**What you are asked to do**
Find the number of lines containing the string "this" in the data. Answer with the number by itself.

**Data records**
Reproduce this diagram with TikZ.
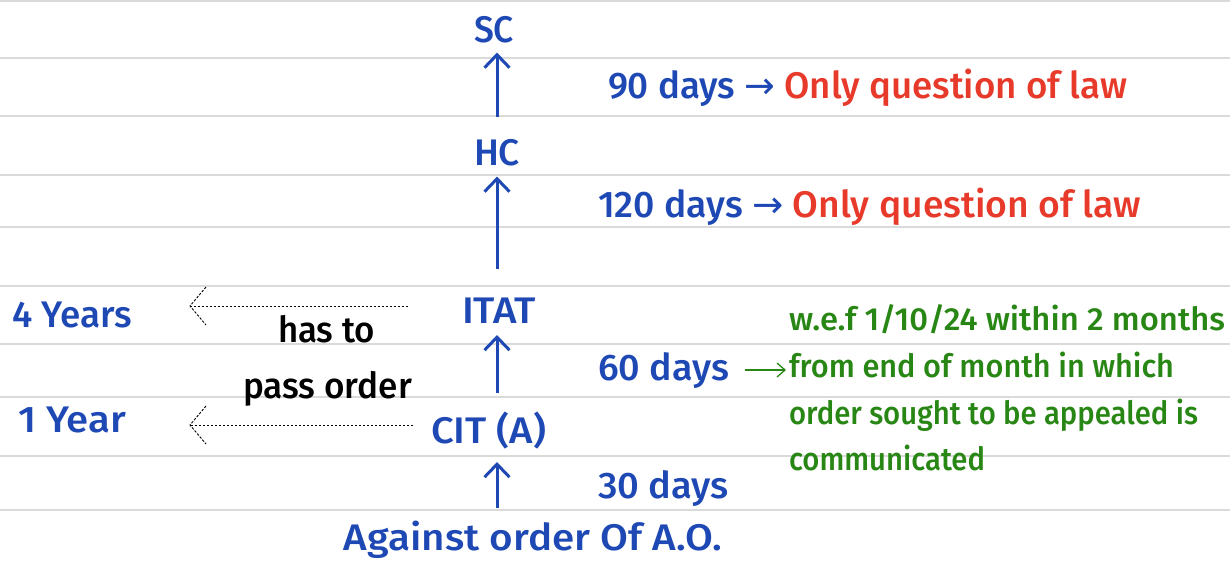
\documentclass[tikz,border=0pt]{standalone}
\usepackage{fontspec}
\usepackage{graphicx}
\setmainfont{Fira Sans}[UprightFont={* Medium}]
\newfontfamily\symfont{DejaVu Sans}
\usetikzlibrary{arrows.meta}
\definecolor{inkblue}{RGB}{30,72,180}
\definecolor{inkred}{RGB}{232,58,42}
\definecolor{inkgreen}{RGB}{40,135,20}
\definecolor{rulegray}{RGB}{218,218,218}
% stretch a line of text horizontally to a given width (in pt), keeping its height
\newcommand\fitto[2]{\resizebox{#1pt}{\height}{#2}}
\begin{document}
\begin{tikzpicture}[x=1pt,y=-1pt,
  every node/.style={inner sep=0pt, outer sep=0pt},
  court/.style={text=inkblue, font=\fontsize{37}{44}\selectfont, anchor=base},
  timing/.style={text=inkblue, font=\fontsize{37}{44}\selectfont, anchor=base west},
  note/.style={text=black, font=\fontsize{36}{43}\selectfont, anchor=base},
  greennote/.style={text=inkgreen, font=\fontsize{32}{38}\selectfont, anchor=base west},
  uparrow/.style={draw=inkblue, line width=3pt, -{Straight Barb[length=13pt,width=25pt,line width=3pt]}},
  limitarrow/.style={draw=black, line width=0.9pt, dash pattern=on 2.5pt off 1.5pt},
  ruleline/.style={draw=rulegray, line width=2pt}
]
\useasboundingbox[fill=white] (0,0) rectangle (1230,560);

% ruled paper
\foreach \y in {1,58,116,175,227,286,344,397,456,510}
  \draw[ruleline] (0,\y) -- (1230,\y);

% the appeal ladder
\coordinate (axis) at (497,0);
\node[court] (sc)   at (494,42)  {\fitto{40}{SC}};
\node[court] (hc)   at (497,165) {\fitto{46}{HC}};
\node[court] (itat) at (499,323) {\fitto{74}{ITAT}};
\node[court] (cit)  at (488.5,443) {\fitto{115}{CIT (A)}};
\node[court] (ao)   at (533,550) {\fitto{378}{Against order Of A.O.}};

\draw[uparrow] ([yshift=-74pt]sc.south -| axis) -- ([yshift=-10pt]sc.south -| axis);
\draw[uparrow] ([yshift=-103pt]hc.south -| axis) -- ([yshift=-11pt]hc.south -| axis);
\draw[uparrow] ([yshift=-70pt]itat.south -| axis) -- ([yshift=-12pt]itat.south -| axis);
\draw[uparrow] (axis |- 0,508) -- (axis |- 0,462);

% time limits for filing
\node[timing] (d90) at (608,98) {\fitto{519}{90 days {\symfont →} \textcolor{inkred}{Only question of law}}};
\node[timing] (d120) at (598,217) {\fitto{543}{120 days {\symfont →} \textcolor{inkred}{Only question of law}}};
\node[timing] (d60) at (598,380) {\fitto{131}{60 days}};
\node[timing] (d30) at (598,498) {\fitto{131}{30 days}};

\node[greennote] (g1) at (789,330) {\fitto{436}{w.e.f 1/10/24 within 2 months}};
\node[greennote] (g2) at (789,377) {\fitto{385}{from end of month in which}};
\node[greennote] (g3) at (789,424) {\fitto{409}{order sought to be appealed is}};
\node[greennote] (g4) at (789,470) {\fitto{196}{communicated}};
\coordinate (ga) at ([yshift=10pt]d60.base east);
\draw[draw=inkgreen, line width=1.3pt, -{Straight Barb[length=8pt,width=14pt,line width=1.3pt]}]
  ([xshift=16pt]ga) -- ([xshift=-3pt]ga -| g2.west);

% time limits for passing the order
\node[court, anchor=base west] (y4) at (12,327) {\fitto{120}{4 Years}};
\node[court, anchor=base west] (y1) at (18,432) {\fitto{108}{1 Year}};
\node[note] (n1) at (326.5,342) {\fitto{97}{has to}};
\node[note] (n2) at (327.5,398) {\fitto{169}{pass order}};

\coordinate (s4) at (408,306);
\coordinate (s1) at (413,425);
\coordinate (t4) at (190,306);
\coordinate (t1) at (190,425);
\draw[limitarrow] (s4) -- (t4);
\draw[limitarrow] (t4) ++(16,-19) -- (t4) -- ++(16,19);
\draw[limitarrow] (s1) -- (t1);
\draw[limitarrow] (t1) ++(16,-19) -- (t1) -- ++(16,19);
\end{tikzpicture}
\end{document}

* * *

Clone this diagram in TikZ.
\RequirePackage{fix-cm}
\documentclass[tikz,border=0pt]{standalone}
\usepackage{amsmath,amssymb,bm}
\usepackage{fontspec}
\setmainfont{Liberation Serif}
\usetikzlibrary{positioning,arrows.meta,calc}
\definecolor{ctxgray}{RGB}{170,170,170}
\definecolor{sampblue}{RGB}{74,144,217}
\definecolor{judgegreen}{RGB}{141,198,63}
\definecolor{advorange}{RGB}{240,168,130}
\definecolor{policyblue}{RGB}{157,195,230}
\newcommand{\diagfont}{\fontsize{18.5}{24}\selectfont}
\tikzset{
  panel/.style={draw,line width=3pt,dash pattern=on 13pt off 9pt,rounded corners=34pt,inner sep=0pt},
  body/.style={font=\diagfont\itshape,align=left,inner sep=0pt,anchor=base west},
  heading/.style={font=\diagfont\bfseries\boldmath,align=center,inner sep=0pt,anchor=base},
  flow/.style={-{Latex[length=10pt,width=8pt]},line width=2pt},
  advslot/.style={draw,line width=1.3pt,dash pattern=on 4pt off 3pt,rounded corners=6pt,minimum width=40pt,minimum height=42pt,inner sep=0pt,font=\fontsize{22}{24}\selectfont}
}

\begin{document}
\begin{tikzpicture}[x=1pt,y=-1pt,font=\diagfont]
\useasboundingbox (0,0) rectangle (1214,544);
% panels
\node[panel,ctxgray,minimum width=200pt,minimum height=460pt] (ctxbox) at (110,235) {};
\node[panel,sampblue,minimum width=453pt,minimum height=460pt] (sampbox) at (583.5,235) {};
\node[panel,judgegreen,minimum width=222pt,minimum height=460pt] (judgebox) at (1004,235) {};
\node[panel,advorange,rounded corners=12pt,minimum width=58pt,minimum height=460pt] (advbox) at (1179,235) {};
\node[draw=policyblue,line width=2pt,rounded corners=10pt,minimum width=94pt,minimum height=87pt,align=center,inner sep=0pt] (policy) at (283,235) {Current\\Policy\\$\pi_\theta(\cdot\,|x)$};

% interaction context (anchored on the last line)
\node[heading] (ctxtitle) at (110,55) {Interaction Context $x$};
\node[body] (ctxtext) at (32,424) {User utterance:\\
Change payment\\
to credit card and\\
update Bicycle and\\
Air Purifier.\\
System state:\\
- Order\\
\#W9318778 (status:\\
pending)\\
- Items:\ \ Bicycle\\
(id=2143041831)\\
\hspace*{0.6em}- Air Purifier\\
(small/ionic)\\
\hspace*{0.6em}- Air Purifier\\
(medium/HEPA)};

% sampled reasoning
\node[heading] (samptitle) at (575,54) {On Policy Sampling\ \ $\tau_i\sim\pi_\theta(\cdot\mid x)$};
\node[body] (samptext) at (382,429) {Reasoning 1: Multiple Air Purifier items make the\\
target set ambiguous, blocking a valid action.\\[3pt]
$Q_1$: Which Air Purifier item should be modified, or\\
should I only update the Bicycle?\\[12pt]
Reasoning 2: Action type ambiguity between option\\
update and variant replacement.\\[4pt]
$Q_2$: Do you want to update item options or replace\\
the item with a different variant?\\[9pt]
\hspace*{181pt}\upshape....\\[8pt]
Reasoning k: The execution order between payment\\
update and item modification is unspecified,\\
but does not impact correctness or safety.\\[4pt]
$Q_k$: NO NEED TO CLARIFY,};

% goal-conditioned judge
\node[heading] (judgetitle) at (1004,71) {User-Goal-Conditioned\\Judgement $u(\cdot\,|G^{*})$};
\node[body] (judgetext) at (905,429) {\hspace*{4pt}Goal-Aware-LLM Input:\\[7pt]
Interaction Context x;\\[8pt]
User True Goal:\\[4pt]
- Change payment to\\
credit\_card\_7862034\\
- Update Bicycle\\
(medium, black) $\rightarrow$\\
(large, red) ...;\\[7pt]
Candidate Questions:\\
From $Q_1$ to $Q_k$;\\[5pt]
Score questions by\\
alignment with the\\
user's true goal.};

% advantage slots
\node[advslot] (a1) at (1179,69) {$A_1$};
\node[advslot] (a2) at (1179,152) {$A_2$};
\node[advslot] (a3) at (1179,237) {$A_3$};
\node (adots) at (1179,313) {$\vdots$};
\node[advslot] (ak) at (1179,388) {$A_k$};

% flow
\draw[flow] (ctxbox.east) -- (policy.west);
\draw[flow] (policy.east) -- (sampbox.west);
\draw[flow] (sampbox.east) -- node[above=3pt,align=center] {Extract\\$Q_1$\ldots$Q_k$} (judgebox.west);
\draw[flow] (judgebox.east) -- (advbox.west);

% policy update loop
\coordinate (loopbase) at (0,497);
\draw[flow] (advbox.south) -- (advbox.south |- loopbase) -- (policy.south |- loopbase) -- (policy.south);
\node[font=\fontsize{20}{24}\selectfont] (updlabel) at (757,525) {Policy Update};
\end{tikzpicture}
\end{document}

**Result**
2